「歌舞伎特選DVDコレクション」71号は「神明恵和合喧嘩(かみのめぐみわごうのとりくみ)」(通称「め組の喧嘩」)で、平成13年(2001年)2月に歌舞伎座で行われた公演が収録されている。本編109分。音声ガイドは収録されていない。 4:3映像のため、両サイドに灰色の帯がある。
め組辰五郎に坂東三津五郎さん、女房お仲に中村時蔵さん、焚出し喜三郎に尾上菊五郎さん、柴居町藤松に尾上辰之助(現・松緑)さん、露月町亀右衛門に坂東秀調さん、宇田川町長次郎に坂東正之助(現・河原崎権十郎)さん、おもちゃの文次に中村信二郎(現・錦之助)さん、背高の竹に市川高麗蔵さん、山門の仙太に片岡愛之助さん、伊皿子の安三に坂東亀三郎(現・彦三郎)さん、青山の光吉に坂東巳之助さん、辰五郎倅又八に中村種之助さん、島崎楼女将おなみに中村万次郎さん、江戸座喜太郎に2代目中村又五郎さん、九竜山浪右衛門に市川左團次さん、四ツ車大八に中村富十郎さん、尾花屋女房おくらに4代目中村雀右衛門さんの配役。マガジンの表紙に載っていないけれど、島崎抱えお咲に澤村宗之助さん、小按摩ちょんまに坂東橘太郎(現・市村橘太郎)さん、三ッ星半次に中村玉太郎(現・松江)さん、狸穴の重吉に大谷桂三さん、御成門の鶴吉に坂東亀寿(現・亀蔵)さん、新銭座の吉蔵に中村勘太郎(現・勘太郎)さん、二本榎の若太郎に中村七之助さん、烏森の竹次に尾上松也さん、中門前の専坊に中村梅枝さん、やんまの豊に中村萬太郎さん、ととまじりの栄次に坂東新悟さん、大竜山文五郎に市川男寅(現・男女蔵)さん、神路山花五郎に片岡亀蔵さん、御輿岳芳五郎に坂東彌十郎さんも出演している。坂東三津五郎さん襲名披露狂言ということで、豪華な配役での上演となった。
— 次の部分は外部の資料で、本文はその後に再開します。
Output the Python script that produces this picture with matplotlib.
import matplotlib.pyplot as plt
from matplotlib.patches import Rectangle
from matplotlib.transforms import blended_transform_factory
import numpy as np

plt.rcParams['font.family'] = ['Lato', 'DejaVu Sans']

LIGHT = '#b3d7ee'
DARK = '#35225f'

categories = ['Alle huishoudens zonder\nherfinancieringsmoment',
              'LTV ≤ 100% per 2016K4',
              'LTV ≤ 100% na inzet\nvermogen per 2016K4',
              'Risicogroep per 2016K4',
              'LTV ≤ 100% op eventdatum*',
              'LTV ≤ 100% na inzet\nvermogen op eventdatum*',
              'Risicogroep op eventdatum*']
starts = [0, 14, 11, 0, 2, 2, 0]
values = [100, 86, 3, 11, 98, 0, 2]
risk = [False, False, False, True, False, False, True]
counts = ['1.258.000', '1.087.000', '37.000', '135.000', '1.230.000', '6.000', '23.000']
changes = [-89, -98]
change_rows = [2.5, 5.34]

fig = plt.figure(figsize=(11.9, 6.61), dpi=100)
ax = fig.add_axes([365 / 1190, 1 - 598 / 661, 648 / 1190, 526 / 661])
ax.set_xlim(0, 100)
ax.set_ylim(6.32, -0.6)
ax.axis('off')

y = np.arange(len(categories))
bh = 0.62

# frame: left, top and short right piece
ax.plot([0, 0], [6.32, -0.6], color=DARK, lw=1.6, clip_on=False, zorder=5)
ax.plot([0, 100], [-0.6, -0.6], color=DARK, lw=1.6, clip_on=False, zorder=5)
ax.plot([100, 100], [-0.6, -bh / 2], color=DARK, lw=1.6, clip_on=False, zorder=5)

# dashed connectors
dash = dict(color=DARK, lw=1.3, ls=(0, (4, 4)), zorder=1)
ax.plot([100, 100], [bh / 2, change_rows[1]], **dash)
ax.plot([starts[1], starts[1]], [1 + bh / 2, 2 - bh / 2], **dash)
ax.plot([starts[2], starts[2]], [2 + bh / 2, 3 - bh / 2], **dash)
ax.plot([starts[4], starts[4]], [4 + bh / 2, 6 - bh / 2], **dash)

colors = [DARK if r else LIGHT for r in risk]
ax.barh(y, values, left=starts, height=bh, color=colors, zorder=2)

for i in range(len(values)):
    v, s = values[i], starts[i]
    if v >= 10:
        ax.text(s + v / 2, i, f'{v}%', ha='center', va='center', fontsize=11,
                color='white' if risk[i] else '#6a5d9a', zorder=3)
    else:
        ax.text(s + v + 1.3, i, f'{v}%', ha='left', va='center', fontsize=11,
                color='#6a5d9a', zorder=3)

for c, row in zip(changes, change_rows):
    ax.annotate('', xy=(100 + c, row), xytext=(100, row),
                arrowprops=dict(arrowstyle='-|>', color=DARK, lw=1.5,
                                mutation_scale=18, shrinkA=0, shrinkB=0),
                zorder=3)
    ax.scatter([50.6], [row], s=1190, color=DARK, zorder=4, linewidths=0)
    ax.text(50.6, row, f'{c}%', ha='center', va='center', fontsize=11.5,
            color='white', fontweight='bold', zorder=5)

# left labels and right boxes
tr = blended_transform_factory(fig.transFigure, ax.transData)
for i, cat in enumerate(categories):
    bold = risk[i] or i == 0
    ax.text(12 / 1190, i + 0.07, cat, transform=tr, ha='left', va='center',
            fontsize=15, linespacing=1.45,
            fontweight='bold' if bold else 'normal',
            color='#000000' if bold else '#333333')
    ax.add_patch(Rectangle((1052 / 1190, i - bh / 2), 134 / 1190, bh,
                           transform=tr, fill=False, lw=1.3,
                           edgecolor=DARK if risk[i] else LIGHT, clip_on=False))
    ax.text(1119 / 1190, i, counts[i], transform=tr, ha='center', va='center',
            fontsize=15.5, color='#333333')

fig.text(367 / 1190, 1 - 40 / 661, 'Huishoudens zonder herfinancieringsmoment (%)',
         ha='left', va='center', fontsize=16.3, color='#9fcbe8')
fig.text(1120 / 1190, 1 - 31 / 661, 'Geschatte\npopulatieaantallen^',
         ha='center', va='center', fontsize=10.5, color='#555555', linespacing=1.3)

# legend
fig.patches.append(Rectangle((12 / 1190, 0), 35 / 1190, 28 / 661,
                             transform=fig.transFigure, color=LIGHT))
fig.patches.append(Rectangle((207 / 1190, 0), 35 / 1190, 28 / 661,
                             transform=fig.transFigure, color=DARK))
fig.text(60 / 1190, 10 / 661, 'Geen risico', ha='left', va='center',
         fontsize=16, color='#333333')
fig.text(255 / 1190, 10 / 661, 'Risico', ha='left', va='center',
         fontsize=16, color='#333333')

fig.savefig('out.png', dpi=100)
「め組の喧嘩」は、江戸時代に芝神明の境内で起こった鳶と力士の喧嘩をもとに、竹柴其水(たけしばきすい)が書いたもので、明治23年(1890年)に初演された。予備知識として、鳶の町火消は町奉行の監督下にあること、また、力士は大名家お抱えで帯刀を許され、寺社の境内で行われる相撲興行は寺社奉行の管轄であることを押さえておくと、最後の結末が分かりやすい。
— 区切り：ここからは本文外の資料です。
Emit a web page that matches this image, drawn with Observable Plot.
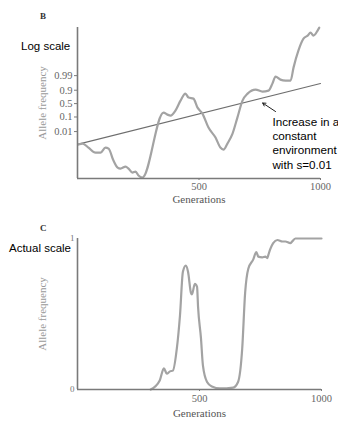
<!DOCTYPE html>
<html>
<head>
<meta charset="utf-8">
<script src="https://cdn.jsdelivr.net/npm/d3@7"></script>
<script src="https://cdn.jsdelivr.net/npm/@observablehq/plot@0.6"></script>
<style>
  html, body { margin: 0; padding: 0; background: #fff; }
  #wrap { position: relative; width: 338px; height: 421px; overflow: hidden; }
  #wrap svg { display: block; }
  .ov { position: absolute; white-space: nowrap; transform: translateY(-50%); line-height: 1; }
  .panel { font-family: "Liberation Serif", serif; font-weight: bold; font-size: 9px; color: #333; }
  .scale { font-family: "Liberation Sans", Arial, sans-serif; font-size: 11.5px; color: #000; }
</style>
</head>
<body>
<div id="wrap">
  <div id="plotB"></div>
  <div id="plotC"></div>
  <div class="ov panel" style="left:40px; top:16px;">B</div>
  <div class="ov scale" style="left:21px; top:47px;">Log scale</div>
  <div class="ov panel" style="left:40px; top:228px;">C</div>
  <div class="ov scale" style="left:9px; top:249px;">Actual scale</div>
</div>
<script>
// ---------- Panel B: logit ("log") scale ----------
const bGenerations = [4, 21, 45, 74, 95, 115, 128, 148, 165, 177, 198, 210, 226, 239, 251, 267, 354, 370, 383, 403, 424, 444, 457, 477, 494, 514, 539, 568, 588, 601, 617, 638, 658, 679, 700, 733, 761, 786, 802, 815, 835, 856, 877, 889, 909, 930, 947, 959, 971, 988, 995];
const bLogit = [-6.73, -6.57, -7.22, -8.05, -8.05, -7.22, -7.39, -9.36, -10.5, -10.67, -10.34, -10.67, -11.33, -11.17, -11.82, -12.15, -1.48, -1.81, -1.97, -1.15, 0.49, 1.64, 0.99, 0.82, -0.66, -1.64, -3.94, -5.58, -7.22, -7.55, -6.57, -4.93, -2.3, 0.49, 1.64, 2.3, 1.97, 2.13, 3.28, 4.43, 3.94, 3.78, 3.78, 5.91, 8.7, 10.67, 11.17, 11.66, 11.17, 11.99, 12.48];
const constGenerations = [0, 1000];
const constLogit = [-6.7, 3.3];
const bTickFreqs = [0.01, 0.1, 0.5, 0.9, 0.99];
const bTickLabels = ["0.01", "0.1", "0.5", "0.9", "0.99"];
const xTicks = [500, 1000];
const annotationText = ["Increase in a\nconstant\nenvironment\nwith s=0.01"];
const arrowFrom = [815, -1.3];
const arrowTo = [762, 0.1];
const annotationAt = [802, -2.0];

// ---------- Panel C: actual scale ----------
const cGenerations = [300, 337, 354, 366, 379, 391, 407, 420, 432, 444, 453, 465, 469, 481, 490, 494, 506, 514, 531, 551, 584, 638, 658, 675, 687, 700, 720, 733, 741, 757, 770, 778, 782, 790, 802, 819, 840, 852, 872, 893, 914, 1000];
const cFreq = [0, 0.06, 0.14, 0.105, 0.12, 0.125, 0.27, 0.49, 0.78, 0.82, 0.78, 0.64, 0.63, 0.7, 0.68, 0.55, 0.34, 0.16, 0.05, 0.02, 0.007, 0.013, 0.05, 0.27, 0.64, 0.8, 0.86, 0.91, 0.88, 0.875, 0.88, 0.87, 0.89, 0.93, 0.97, 0.99, 0.98, 0.98, 0.97, 1.0, 1.0, 1.0];
const cTicks = [0, 1];

const logit = p => Math.log(p / (1 - p));
const bCurve = bGenerations.map((g, i) => ({g, v: bLogit[i]}));
const constLine = constGenerations.map((g, i) => ({g, v: constLogit[i]}));
const cCurve = cGenerations.map((g, i) => ({g, v: cFreq[i]}));
const bTicks = bTickFreqs.map(logit);
const labelOf = new Map(bTicks.map((t, i) => [t, bTickLabels[i]]));

const AXIS = "#7a7a7a";
const CURVE = "#a3a3a3";
const SERIF = "Liberation Serif, DejaVu Serif, serif";
const SANS = "Liberation Sans, Arial, sans-serif";
const style = {fontFamily: SERIF, fontSize: "10.5px", color: "#666", background: "transparent", overflow: "visible"};
const intFmt = d => String(d);

const B = Plot.plot({
  width: 338, height: 210,
  marginLeft: 77, marginRight: 18, marginTop: 27, marginBottom: 32,
  style,
  x: {domain: [0, 1000]},
  y: {domain: [-12.3, 12.5]},
  marks: [
    Plot.axisY({ticks: bTicks, tickFormat: t => labelOf.get(t), tickSize: 3, tickPadding: 2, stroke: AXIS, fill: "#666", fontFamily: SERIF, fontSize: 10.5, label: null}),
    Plot.axisX({ticks: xTicks, tickFormat: intFmt, tickSize: 2, tickPadding: 2, stroke: AXIS, fill: "#666", fontFamily: SERIF, fontSize: 10.5, label: null}),
    Plot.line(constLine, {x: "g", y: "v", stroke: "#6e6e6e", strokeWidth: 1.1}),
    Plot.line(bCurve, {x: "g", y: "v", stroke: CURVE, strokeWidth: 2.2, curve: "monotone-x"}),
    Plot.ruleX([0], {stroke: AXIS, strokeWidth: 1.6}),
    Plot.ruleY([-12.3], {stroke: AXIS, strokeWidth: 1.6}),
    Plot.arrow([0], {x1: () => arrowFrom[0], y1: () => arrowFrom[1], x2: () => arrowTo[0], y2: () => arrowTo[1], stroke: "#222", strokeWidth: 1, headLength: 5}),
    Plot.text(annotationText, {x: () => annotationAt[0], y: () => annotationAt[1], text: d => d, textAnchor: "start", lineAnchor: "top", lineHeight: 1.22, fontSize: 11.7, fill: "#000", fontFamily: SANS}),
    Plot.text(["Allele frequency"], {frameAnchor: "left", text: d => d, textAnchor: "middle", lineAnchor: "middle", rotate: -90, dx: -35, fontSize: 11, fill: "#9a9a9a", fontFamily: SERIF}),
    Plot.text(["Generations"], {frameAnchor: "bottom", text: d => d, textAnchor: "middle", lineAnchor: "middle", dy: 21, fontSize: 11, fill: "#555", fontFamily: SERIF})
  ]
});
document.getElementById("plotB").appendChild(B);

const C = Plot.plot({
  width: 338, height: 211,
  marginLeft: 77, marginRight: 17, marginTop: 28, marginBottom: 32,
  style,
  x: {domain: [0, 1000]},
  y: {domain: [0, 1]},
  marks: [
    Plot.axisY({ticks: cTicks, tickFormat: intFmt, tickSize: 0, tickPadding: 3, fill: "#777", fontFamily: SERIF, fontSize: 9, label: null}),
    Plot.axisX({ticks: xTicks, tickFormat: intFmt, tickSize: 2, tickPadding: 3, stroke: AXIS, fill: "#666", fontFamily: SERIF, fontSize: 10.5, label: null}),
    Plot.line(cCurve, {x: "g", y: "v", stroke: CURVE, strokeWidth: 2.2, curve: "monotone-x"}),
    Plot.ruleX([0], {stroke: AXIS, strokeWidth: 1.6}),
    Plot.ruleY([0], {stroke: AXIS, strokeWidth: 1.6}),
    Plot.text(["Allele frequency"], {frameAnchor: "left", text: d => d, textAnchor: "middle", lineAnchor: "middle", rotate: -90, dx: -35, fontSize: 11, fill: "#9a9a9a", fontFamily: SERIF}),
    Plot.text(["Generations"], {frameAnchor: "bottom", text: d => d, textAnchor: "middle", lineAnchor: "middle", dy: 24, fontSize: 11, fill: "#555", fontFamily: SERIF})
  ]
});
document.getElementById("plotC").appendChild(C);
</script>
</body>
</html>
この作品の一番の見どころは、三津五郎さん演じる辰五郎の粋で親分肌の姿なのは言うまでもない。そして、2022年現在アラサーの花形役者として活躍する皆さんが、小さな鳶として活躍するところも見逃せない。特に、三津五郎さんの息子の巳之助さんは、坂東彌十郎さん相手の一対一の立ち廻りで、側転したり身軽なところを見せている。一方、愛之助さんや松也さん、勘太郎(現・勘九郎)さんや七之助さんなどは、出番が短すぎてちょっと残念だった。(2001年当時としては、仕方がないけど)。
鳶たちが集まり、一つの桶から同じ柄杓を使って水杯を交わす場面があるので、「め組の喧嘩」の上演はこのコロナ禍では当分難しいだろう。